An earth screen in the form of a tinned copper mesh 14 is provided around the tube 1, closures 9, and extends across the joint. An earth continuity conductor 15 extends across the joint in electrical connection with the metal cable sheath 2 on each side. The braid 14 and conductor 15 are connected to the cable sheaths 2 by roll springs 13 so as to ensure a good earthing connection. Finally, a polymeric heat recoverable outer protective sleeve 16 is shrunk in to position to extend from the cable jacket 3 on one side of the joint to the jacket 3 on the other side.

Claims

1. A high voltage cable joint between two cables each of which has three cores, wherein successive layers of each cable are stripped back, the conductors of one cable are connected to respective conductors of the other cable, each conductor connection is individually insulated, the cores are separated from each other by an insulating spacer arrangement, the connected cores are surrounded by and laterally spaced apart from a rigid relatively thick insulating tubular member, the insulating tubular member is sealed to each cable, the region contained within the insulating tubular member and surrounding the connected conductors is substantially filled with a pourable insulating medium, and wherein the joint comprises an electrically conductive, relatively thin layer that is disposed completely around the rigid insulating tubular member in abutment therewith along substantially its entire length and that is electrically connected to the conductive earthing sheath or screen of each cable, thereby to provide screening of the joint.
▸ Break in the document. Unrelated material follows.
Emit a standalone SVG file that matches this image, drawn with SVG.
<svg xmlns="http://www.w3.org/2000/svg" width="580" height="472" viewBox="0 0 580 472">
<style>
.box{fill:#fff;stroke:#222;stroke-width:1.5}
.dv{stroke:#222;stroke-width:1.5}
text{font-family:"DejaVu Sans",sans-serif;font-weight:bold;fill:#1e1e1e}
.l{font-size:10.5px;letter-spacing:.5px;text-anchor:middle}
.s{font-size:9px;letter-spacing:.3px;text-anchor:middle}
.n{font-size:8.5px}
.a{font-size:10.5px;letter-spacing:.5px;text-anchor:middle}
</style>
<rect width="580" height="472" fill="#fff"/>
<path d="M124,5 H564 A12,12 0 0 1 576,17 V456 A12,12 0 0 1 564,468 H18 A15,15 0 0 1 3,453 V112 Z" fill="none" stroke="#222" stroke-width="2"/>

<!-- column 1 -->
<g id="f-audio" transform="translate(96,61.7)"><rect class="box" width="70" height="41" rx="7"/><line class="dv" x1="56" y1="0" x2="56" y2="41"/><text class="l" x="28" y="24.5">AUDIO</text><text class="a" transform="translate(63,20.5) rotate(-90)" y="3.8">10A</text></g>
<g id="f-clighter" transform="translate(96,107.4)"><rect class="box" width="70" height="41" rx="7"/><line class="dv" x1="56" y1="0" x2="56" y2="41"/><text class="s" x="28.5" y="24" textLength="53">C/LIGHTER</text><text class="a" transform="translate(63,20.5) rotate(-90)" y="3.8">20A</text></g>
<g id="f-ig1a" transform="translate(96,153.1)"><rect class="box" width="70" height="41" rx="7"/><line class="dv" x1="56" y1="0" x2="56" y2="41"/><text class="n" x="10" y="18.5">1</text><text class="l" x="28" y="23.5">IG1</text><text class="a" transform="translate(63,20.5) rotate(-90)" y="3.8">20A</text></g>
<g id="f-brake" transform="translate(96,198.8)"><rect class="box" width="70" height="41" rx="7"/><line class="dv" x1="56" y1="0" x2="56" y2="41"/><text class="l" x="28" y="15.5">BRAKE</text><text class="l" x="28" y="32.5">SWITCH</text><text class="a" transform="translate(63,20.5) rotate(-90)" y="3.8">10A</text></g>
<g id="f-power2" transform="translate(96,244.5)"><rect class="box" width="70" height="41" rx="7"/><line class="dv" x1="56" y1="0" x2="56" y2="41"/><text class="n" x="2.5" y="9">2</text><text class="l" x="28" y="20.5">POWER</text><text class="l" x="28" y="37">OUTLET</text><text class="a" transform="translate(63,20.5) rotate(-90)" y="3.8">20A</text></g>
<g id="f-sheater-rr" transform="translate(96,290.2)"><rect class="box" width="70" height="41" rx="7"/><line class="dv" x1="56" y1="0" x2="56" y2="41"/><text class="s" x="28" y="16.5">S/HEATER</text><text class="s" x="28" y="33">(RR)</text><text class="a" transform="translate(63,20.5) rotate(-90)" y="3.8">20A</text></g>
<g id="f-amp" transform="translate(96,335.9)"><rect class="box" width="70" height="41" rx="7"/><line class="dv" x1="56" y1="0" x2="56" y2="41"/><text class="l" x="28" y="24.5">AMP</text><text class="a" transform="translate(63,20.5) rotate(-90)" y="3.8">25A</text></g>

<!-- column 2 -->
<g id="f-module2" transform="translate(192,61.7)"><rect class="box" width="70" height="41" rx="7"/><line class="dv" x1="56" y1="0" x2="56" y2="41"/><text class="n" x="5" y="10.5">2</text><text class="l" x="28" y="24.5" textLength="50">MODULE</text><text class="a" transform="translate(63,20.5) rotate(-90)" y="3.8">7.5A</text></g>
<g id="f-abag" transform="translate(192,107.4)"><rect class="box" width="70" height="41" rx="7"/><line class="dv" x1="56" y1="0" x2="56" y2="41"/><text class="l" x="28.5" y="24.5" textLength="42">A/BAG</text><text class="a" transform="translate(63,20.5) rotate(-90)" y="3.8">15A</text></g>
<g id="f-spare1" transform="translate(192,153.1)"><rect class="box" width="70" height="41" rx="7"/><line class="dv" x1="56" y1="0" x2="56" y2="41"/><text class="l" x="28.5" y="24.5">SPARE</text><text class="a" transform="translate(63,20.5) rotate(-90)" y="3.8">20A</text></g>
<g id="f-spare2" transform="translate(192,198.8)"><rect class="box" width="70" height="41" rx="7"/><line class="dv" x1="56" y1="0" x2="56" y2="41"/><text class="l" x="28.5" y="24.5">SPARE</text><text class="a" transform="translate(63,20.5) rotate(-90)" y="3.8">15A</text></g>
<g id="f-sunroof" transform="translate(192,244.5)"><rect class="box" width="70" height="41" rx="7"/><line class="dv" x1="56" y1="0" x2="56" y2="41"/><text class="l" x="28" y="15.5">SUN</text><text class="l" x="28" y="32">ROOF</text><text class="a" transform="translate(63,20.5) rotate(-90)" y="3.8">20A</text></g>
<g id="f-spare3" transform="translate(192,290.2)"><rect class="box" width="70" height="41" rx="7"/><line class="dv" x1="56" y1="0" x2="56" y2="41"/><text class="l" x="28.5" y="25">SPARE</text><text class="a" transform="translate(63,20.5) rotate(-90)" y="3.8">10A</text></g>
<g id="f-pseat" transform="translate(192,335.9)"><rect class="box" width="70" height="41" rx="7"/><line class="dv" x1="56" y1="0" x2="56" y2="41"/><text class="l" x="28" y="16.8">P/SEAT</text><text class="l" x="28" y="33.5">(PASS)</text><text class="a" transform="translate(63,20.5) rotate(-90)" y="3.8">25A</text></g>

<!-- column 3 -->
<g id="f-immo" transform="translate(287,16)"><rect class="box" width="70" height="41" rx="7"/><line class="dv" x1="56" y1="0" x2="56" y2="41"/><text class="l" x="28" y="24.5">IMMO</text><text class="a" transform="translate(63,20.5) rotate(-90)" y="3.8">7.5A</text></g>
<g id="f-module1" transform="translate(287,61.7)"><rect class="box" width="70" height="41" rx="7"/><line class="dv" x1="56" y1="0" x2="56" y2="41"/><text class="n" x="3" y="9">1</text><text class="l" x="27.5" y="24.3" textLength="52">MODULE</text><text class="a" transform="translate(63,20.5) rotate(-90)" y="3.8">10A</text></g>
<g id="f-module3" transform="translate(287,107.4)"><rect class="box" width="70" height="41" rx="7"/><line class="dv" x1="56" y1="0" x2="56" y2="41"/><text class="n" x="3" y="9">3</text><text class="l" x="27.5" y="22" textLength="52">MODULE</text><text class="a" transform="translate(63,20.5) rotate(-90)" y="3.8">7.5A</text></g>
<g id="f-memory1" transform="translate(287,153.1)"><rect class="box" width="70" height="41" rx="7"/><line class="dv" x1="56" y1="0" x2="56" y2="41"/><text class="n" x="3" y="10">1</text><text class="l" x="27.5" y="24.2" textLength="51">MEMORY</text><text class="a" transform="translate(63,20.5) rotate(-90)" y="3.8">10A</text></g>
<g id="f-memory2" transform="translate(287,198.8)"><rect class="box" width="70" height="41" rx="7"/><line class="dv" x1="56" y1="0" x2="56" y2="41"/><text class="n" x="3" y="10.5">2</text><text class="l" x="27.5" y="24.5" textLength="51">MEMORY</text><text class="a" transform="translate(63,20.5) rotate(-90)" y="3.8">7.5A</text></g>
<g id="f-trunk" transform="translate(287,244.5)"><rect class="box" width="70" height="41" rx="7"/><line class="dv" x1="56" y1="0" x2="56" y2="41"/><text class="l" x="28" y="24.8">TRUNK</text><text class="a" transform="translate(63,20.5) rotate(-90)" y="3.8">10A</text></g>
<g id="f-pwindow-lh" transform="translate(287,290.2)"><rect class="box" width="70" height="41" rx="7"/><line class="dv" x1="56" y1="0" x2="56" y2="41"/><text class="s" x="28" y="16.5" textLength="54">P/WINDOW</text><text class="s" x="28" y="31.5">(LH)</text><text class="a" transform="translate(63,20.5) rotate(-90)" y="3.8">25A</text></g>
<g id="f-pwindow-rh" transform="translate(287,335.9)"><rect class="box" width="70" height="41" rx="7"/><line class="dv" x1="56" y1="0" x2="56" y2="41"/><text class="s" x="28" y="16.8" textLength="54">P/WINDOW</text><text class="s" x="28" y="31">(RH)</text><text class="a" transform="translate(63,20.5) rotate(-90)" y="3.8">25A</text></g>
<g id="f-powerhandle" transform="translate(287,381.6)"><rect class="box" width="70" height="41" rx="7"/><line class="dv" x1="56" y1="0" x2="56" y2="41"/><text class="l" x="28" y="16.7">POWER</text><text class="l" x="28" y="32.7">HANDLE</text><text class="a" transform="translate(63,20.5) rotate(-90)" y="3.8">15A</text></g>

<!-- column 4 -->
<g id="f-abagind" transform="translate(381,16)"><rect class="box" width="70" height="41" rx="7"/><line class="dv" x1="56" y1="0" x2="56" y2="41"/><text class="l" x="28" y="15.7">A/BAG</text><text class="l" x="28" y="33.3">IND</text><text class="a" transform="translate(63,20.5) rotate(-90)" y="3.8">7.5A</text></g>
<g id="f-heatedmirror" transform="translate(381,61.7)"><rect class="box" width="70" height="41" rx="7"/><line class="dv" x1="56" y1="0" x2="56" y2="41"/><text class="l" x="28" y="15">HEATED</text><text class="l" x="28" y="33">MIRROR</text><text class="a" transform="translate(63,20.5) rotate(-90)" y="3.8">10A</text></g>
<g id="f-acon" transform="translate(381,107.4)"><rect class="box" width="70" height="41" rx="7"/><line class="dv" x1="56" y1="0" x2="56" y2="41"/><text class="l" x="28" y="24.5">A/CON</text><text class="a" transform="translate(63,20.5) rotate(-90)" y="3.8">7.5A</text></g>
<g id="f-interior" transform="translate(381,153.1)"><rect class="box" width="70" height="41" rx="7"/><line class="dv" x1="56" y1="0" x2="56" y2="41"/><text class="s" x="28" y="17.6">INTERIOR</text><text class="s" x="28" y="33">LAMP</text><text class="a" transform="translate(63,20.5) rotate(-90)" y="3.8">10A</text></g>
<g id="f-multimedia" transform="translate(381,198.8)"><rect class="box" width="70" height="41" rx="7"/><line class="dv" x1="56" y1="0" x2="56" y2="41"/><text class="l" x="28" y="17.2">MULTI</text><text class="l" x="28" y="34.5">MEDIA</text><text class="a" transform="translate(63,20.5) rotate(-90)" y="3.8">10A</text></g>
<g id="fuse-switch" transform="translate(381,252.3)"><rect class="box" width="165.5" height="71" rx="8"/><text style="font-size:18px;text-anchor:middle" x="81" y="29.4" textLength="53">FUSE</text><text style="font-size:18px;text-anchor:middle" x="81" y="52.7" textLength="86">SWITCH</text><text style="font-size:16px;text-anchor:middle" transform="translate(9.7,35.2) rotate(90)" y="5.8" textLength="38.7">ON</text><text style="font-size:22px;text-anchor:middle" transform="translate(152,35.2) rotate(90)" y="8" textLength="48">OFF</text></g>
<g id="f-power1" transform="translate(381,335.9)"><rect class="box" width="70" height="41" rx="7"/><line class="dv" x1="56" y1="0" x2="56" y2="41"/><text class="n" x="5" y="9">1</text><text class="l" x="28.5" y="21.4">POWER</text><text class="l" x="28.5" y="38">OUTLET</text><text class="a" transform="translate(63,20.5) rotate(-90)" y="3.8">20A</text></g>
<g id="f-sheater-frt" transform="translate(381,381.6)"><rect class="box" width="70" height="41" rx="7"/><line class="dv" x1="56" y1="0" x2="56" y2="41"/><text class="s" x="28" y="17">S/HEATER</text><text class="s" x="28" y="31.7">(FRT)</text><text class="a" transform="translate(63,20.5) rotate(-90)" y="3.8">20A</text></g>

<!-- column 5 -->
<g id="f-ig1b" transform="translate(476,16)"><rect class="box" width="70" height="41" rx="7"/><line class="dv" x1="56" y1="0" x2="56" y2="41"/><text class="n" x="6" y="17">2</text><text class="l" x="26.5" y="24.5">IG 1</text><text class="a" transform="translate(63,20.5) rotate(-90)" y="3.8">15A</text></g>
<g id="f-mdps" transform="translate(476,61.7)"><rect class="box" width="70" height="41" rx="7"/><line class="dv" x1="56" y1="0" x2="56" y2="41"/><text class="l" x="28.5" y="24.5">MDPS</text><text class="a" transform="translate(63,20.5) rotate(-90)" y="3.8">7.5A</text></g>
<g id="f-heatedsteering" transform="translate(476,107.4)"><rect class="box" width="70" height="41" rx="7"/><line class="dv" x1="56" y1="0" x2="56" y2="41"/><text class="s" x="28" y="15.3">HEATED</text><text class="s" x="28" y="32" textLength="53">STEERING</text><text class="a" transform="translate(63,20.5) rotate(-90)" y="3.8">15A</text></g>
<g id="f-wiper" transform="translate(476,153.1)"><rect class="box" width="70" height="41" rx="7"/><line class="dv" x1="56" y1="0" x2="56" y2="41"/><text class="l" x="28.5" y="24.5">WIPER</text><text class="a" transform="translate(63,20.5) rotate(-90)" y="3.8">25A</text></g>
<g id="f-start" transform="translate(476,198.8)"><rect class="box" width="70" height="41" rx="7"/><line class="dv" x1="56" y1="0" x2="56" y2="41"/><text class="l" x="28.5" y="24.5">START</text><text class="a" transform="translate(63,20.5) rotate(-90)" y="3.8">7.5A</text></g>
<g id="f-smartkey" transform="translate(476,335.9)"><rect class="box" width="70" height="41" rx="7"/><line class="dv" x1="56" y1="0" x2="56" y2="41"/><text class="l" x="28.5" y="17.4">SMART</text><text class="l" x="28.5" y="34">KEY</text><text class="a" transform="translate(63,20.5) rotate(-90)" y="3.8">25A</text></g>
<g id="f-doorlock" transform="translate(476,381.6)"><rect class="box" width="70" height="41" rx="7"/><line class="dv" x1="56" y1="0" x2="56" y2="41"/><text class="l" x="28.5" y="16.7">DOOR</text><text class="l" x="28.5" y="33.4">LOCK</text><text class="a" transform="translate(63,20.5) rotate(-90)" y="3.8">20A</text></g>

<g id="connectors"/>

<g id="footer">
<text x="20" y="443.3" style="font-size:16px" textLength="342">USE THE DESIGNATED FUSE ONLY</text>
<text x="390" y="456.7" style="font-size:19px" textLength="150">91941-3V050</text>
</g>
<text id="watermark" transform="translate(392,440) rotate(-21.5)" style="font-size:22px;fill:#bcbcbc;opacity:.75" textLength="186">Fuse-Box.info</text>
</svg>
2. A cable joint according to claim 1, wherein the insulating filler medium was poured into the connection region substantially at ambient temperature.

3. A cable joint according to any one of the preceding claims, wherein the rigid insulating tubular member has a wall thickness of at least 3 mm along at least part and preferably all, of its length.

4. A cable joint according to any one of the preceding claims, wherein the rigid insulating member comprises a cylinder of substantially uniform diameter, and the joint comprises two end fittings that seal on to respective ends of the cylinder and reduce in diameter so as to seal on to respective ones of the cables.

5. A cable joint according to claim 4, wherein each end fitting has an aperture therethrough for receiving the filling material and/or allowing expulsion of air from around the connection.

6. A cable joint according to claim 4 or claim 5, wherein the end fittings are made of electrically insulating material.

7. A cable joint according to any one of claims 4 to 6, wherein the end fittings are rigid, or alternatively are recovered into position by the application of heat thereto.

8. A cable joint according to any one of the preceding claims, comprising an outer insulating layer protective sleeve that encloses the rigid insulating member and seals on to each cable.

9. A cable joint according to any one of the preceding claims, wherein the insulating filler medium comprises (a) a vegetable oil and a compatible resin, comprising from about 40 to 100 parts by weight of the oil and 60 to 0 parts by weight of the resin; (b) a latex, selected so as to be capable of forming a gel with the oil/resin mixture; (c) a desiccant, present in an amount sufficient to absorb water from the latex on mixing therewith, and (d) an inert filler present in an amount from 0 to 75% by weight of the total composition.